>> begin
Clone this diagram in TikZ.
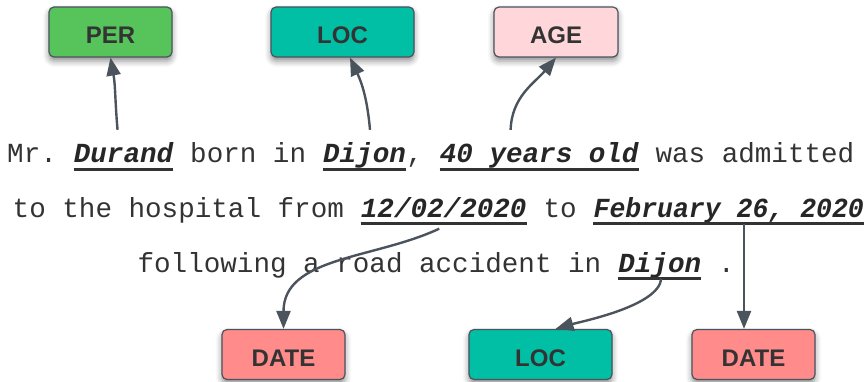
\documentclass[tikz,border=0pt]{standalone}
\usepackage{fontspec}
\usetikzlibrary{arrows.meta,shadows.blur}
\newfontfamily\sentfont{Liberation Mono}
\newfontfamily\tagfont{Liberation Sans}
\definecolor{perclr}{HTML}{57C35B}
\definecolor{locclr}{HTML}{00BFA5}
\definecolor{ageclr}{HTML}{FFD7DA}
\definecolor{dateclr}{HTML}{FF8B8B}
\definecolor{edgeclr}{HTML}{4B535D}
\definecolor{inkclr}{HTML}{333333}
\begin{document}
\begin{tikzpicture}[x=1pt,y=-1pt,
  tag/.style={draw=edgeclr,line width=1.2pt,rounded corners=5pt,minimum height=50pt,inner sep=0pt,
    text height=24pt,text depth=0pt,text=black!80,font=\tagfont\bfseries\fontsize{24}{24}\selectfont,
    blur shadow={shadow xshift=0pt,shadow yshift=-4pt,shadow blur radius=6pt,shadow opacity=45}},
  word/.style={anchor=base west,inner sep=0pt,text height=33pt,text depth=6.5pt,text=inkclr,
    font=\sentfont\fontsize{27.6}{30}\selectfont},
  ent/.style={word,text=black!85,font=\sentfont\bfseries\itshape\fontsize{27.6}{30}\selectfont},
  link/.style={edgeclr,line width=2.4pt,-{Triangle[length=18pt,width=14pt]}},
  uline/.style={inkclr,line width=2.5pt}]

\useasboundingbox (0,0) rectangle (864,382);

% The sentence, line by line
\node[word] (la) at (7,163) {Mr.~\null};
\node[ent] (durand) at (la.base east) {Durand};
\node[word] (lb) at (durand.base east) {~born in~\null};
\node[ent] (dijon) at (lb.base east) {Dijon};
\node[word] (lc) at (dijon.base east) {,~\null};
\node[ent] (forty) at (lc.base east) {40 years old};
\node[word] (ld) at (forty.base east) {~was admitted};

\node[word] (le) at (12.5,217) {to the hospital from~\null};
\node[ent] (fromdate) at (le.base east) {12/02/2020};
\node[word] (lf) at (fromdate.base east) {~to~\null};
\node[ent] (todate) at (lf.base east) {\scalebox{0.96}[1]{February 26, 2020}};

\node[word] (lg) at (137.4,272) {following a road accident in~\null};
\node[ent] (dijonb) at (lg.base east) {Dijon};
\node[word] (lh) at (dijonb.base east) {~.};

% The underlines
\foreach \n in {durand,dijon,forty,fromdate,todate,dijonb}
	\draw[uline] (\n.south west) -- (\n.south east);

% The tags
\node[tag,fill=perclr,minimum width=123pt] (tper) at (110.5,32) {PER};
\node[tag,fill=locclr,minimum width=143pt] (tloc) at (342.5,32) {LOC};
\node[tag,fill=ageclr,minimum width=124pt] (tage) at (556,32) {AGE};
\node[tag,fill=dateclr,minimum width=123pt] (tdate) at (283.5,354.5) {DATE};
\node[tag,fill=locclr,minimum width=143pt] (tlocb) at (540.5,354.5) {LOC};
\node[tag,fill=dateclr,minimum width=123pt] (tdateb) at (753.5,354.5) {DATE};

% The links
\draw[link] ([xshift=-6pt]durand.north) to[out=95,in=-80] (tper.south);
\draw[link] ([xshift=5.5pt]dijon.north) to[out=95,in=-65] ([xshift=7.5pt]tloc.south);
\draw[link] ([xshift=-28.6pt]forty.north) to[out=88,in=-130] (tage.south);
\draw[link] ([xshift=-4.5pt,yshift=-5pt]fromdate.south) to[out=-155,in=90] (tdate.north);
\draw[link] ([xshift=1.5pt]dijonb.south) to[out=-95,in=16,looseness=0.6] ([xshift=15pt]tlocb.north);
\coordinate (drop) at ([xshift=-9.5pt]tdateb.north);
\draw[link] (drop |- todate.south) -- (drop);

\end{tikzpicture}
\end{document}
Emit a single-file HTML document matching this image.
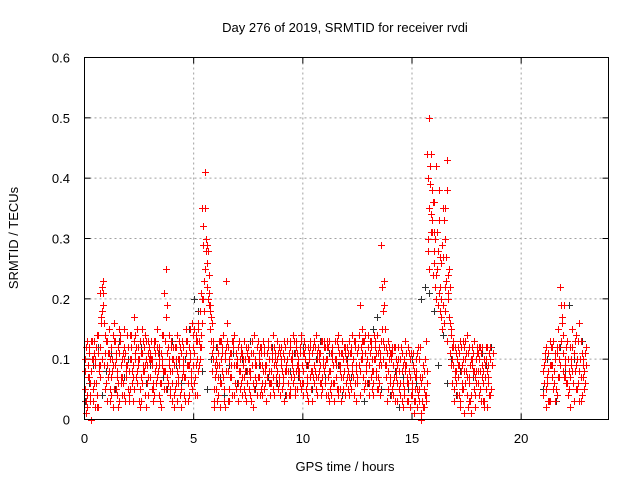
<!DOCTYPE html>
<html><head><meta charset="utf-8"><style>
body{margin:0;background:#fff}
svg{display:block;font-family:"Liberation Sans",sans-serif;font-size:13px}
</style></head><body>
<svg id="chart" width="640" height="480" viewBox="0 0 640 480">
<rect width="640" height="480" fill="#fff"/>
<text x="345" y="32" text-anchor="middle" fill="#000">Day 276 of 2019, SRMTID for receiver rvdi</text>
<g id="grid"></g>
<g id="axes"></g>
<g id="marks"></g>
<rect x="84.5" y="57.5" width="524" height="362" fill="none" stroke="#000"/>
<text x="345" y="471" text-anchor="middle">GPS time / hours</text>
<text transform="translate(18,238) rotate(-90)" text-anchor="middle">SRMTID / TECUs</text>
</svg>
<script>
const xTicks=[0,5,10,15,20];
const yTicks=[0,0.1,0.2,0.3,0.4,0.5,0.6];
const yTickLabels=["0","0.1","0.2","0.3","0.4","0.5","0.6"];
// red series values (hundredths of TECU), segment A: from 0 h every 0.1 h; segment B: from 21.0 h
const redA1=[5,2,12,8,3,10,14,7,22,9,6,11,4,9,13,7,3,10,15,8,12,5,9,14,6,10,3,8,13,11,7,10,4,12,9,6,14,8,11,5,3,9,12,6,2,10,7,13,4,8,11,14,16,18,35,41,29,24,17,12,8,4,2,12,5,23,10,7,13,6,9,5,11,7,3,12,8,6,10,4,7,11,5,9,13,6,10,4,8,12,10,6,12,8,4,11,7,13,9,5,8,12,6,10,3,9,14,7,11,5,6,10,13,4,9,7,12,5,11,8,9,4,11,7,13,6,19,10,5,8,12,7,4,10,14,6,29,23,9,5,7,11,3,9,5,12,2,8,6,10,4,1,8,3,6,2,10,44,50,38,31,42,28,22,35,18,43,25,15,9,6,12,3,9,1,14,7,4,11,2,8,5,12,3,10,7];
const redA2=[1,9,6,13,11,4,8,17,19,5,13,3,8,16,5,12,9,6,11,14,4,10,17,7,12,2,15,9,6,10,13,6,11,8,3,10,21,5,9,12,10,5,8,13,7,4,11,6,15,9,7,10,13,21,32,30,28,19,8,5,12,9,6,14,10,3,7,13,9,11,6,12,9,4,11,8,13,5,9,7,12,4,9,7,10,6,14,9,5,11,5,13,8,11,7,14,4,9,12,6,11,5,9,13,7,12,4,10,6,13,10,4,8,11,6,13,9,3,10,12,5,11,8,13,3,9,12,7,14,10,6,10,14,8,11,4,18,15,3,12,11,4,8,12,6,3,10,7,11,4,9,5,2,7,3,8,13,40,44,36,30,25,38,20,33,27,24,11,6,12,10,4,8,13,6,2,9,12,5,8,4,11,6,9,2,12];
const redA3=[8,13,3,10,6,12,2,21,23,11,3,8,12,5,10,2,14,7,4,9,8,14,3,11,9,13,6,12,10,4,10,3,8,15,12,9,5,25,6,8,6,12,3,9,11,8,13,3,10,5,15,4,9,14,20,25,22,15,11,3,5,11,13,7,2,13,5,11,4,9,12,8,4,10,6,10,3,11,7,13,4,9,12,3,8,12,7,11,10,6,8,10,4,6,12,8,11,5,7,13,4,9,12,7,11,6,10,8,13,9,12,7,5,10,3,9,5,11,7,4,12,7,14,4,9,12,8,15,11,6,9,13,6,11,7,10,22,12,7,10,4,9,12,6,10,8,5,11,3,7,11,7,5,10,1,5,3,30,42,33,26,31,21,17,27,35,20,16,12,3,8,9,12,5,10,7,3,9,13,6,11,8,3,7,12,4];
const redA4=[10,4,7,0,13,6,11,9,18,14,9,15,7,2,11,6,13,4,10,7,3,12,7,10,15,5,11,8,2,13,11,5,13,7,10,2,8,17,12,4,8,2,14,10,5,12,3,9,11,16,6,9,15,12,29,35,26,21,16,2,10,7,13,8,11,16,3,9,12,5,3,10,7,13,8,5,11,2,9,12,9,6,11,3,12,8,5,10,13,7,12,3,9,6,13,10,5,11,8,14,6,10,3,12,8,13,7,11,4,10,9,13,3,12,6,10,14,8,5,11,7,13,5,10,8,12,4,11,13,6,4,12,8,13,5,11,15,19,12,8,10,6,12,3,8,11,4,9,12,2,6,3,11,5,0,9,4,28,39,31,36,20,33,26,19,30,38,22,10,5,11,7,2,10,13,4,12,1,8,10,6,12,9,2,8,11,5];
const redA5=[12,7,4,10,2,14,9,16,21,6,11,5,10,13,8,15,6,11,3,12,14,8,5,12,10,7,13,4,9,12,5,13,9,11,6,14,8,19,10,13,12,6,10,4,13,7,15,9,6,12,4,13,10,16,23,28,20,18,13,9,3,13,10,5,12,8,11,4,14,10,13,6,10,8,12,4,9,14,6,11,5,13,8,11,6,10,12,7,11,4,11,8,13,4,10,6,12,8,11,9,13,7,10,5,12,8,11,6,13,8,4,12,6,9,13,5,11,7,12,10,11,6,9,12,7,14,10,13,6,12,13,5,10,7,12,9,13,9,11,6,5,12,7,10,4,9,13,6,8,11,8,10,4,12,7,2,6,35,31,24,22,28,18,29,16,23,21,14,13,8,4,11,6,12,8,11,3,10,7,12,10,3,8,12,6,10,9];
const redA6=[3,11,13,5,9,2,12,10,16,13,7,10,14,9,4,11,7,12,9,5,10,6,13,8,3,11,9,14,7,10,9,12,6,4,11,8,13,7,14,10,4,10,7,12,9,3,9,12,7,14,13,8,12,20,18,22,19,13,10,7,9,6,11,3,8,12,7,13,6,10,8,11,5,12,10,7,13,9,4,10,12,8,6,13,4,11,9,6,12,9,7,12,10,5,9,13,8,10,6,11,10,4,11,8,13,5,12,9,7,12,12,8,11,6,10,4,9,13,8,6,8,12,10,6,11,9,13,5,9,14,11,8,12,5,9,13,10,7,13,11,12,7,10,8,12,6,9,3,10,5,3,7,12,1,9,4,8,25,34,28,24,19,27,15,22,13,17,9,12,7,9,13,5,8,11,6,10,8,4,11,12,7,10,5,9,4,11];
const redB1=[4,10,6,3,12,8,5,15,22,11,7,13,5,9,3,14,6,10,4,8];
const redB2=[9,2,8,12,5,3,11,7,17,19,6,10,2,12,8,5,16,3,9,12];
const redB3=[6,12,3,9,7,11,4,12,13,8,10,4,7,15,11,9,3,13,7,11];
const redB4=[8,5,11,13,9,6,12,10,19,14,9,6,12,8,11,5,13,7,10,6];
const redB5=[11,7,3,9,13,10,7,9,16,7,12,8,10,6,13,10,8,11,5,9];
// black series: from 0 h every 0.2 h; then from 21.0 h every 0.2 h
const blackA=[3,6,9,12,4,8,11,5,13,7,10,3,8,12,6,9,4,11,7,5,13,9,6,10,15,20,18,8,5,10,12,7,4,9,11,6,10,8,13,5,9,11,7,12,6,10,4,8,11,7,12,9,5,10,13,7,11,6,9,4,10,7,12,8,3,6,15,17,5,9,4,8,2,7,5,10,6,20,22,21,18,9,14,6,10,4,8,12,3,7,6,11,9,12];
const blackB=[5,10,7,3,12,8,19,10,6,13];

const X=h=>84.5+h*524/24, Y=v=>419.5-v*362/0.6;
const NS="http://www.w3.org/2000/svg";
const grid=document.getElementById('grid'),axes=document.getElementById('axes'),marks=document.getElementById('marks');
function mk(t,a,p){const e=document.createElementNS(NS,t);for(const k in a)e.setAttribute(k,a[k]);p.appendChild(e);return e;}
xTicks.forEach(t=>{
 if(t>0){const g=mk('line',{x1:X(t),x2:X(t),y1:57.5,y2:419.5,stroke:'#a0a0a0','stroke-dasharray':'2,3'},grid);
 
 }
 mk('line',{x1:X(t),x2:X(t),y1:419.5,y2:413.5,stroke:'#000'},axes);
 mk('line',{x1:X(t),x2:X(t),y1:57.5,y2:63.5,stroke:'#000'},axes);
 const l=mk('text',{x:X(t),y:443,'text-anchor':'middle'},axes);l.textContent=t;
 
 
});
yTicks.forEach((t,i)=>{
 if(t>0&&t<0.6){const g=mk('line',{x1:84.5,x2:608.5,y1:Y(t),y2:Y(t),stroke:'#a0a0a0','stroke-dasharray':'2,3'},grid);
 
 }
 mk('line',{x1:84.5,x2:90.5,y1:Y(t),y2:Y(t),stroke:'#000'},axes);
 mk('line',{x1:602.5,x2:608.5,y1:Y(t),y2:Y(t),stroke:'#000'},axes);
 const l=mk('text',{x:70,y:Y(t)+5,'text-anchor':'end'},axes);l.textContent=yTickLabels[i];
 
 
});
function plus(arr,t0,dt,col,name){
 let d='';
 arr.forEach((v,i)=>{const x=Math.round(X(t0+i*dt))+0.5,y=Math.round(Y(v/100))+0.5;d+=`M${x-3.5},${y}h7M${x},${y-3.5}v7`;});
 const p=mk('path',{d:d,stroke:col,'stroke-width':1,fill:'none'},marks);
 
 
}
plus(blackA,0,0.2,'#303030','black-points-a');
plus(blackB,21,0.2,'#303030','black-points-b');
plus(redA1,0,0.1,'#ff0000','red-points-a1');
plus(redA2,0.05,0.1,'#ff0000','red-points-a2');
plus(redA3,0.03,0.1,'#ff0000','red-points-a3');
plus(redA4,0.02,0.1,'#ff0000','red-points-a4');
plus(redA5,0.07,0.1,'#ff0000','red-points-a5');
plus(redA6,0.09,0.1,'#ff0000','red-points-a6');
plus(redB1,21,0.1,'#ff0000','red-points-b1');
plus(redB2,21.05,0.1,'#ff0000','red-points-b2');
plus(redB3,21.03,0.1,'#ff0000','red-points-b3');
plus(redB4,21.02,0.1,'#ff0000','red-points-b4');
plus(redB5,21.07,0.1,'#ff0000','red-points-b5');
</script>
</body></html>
>> end
§ **Stated task**
Show, from the listing above, each line that contains the word "this".

§ **Solution to the problem**
Clone this diagram in TikZ.
Emit a single-file HTML document matching this image.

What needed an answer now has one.